Skip the pictures and quote all of the lines exactly.

# # # # #

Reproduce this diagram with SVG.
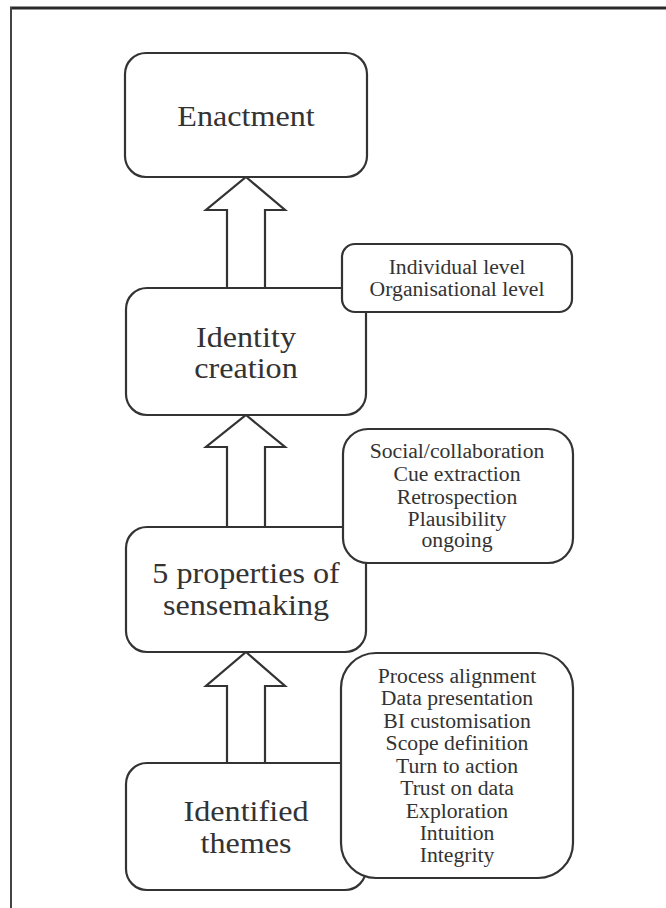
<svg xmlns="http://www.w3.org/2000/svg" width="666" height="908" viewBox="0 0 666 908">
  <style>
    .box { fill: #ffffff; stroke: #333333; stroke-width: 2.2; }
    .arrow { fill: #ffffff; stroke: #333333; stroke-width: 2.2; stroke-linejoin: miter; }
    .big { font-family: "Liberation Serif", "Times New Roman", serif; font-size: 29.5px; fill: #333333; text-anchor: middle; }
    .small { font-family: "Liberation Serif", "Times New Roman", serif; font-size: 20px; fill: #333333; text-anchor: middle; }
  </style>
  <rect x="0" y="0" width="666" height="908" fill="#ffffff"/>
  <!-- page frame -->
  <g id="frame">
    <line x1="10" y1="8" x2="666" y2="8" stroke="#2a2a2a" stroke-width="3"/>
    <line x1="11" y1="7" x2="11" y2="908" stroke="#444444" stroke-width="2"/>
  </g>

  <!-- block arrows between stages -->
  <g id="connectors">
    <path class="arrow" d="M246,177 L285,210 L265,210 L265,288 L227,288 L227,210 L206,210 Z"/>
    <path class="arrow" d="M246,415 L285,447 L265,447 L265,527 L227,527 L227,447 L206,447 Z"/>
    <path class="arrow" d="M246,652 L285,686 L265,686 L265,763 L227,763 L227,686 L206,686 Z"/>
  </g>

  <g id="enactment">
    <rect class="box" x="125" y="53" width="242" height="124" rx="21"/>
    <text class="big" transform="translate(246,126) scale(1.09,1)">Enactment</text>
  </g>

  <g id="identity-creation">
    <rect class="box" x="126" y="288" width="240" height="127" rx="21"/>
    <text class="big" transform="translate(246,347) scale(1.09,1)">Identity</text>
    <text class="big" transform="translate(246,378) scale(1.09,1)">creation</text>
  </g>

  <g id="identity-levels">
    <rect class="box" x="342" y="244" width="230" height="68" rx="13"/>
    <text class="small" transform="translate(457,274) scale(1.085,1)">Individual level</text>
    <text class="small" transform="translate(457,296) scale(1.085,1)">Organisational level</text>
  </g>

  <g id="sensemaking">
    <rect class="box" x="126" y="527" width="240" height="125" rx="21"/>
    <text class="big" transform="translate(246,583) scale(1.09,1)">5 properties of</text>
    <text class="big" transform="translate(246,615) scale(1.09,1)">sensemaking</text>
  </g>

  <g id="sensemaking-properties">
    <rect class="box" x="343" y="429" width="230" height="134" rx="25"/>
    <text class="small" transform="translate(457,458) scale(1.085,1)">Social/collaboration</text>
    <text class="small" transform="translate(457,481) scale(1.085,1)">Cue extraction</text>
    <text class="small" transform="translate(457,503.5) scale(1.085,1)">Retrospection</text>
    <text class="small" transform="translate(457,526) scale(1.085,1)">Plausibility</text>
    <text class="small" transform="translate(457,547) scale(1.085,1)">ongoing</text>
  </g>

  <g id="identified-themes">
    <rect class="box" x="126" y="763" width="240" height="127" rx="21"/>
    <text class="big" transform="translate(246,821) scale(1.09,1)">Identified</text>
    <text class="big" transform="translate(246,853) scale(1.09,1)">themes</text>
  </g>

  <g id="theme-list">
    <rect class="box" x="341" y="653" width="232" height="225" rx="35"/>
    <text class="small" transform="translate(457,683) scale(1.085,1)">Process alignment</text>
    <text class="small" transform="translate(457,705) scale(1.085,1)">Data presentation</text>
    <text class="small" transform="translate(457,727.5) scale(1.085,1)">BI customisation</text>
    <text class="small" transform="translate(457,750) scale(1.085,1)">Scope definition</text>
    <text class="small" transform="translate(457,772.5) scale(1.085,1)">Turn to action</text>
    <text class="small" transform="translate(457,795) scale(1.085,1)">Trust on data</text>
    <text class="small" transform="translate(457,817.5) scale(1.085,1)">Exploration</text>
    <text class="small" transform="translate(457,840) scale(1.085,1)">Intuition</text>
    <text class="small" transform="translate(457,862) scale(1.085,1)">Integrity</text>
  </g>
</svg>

# # # # #

▸ **Solution**
Reproduce this diagram with SVG.
<svg xmlns="http://www.w3.org/2000/svg" width="666" height="908" viewBox="0 0 666 908">
  <style>
    .box { fill: #ffffff; stroke: #333333; stroke-width: 2.2; }
    .arrow { fill: #ffffff; stroke: #333333; stroke-width: 2.2; stroke-linejoin: miter; }
    .big { font-family: "Liberation Serif", "Times New Roman", serif; font-size: 29.5px; fill: #333333; text-anchor: middle; }
    .small { font-family: "Liberation Serif", "Times New Roman", serif; font-size: 20px; fill: #333333; text-anchor: middle; }
  </style>
  <rect x="0" y="0" width="666" height="908" fill="#ffffff"/>
  <!-- page frame -->
  <g id="frame">
    <line x1="10" y1="8" x2="666" y2="8" stroke="#2a2a2a" stroke-width="3"/>
    <line x1="11" y1="7" x2="11" y2="908" stroke="#444444" stroke-width="2"/>
  </g>

  <!-- block arrows between stages -->
  <g id="connectors">
    <path class="arrow" d="M246,177 L285,210 L265,210 L265,288 L227,288 L227,210 L206,210 Z"/>
    <path class="arrow" d="M246,415 L285,447 L265,447 L265,527 L227,527 L227,447 L206,447 Z"/>
    <path class="arrow" d="M246,652 L285,686 L265,686 L265,763 L227,763 L227,686 L206,686 Z"/>
  </g>

  <g id="enactment">
    <rect class="box" x="125" y="53" width="242" height="124" rx="21"/>
    <text class="big" transform="translate(246,126) scale(1.09,1)">Enactment</text>
  </g>

  <g id="identity-creation">
    <rect class="box" x="126" y="288" width="240" height="127" rx="21"/>
    <text class="big" transform="translate(246,347) scale(1.09,1)">Identity</text>
    <text class="big" transform="translate(246,378) scale(1.09,1)">creation</text>
  </g>

  <g id="identity-levels">
    <rect class="box" x="342" y="244" width="230" height="68" rx="13"/>
    <text class="small" transform="translate(457,274) scale(1.085,1)">Individual level</text>
    <text class="small" transform="translate(457,296) scale(1.085,1)">Organisational level</text>
  </g>

  <g id="sensemaking">
    <rect class="box" x="126" y="527" width="240" height="125" rx="21"/>
    <text class="big" transform="translate(246,583) scale(1.09,1)">5 properties of</text>
    <text class="big" transform="translate(246,615) scale(1.09,1)">sensemaking</text>
  </g>

  <g id="sensemaking-properties">
    <rect class="box" x="343" y="429" width="230" height="134" rx="25"/>
    <text class="small" transform="translate(457,458) scale(1.085,1)">Social/collaboration</text>
    <text class="small" transform="translate(457,481) scale(1.085,1)">Cue extraction</text>
    <text class="small" transform="translate(457,503.5) scale(1.085,1)">Retrospection</text>
    <text class="small" transform="translate(457,526) scale(1.085,1)">Plausibility</text>
    <text class="small" transform="translate(457,547) scale(1.085,1)">ongoing</text>
  </g>

  <g id="identified-themes">
    <rect class="box" x="126" y="763" width="240" height="127" rx="21"/>
    <text class="big" transform="translate(246,821) scale(1.09,1)">Identified</text>
    <text class="big" transform="translate(246,853) scale(1.09,1)">themes</text>
  </g>

  <g id="theme-list">
    <rect class="box" x="341" y="653" width="232" height="225" rx="35"/>
    <text class="small" transform="translate(457,683) scale(1.085,1)">Process alignment</text>
    <text class="small" transform="translate(457,705) scale(1.085,1)">Data presentation</text>
    <text class="small" transform="translate(457,727.5) scale(1.085,1)">BI customisation</text>
    <text class="small" transform="translate(457,750) scale(1.085,1)">Scope definition</text>
    <text class="small" transform="translate(457,772.5) scale(1.085,1)">Turn to action</text>
    <text class="small" transform="translate(457,795) scale(1.085,1)">Trust on data</text>
    <text class="small" transform="translate(457,817.5) scale(1.085,1)">Exploration</text>
    <text class="small" transform="translate(457,840) scale(1.085,1)">Intuition</text>
    <text class="small" transform="translate(457,862) scale(1.085,1)">Integrity</text>
  </g>
</svg>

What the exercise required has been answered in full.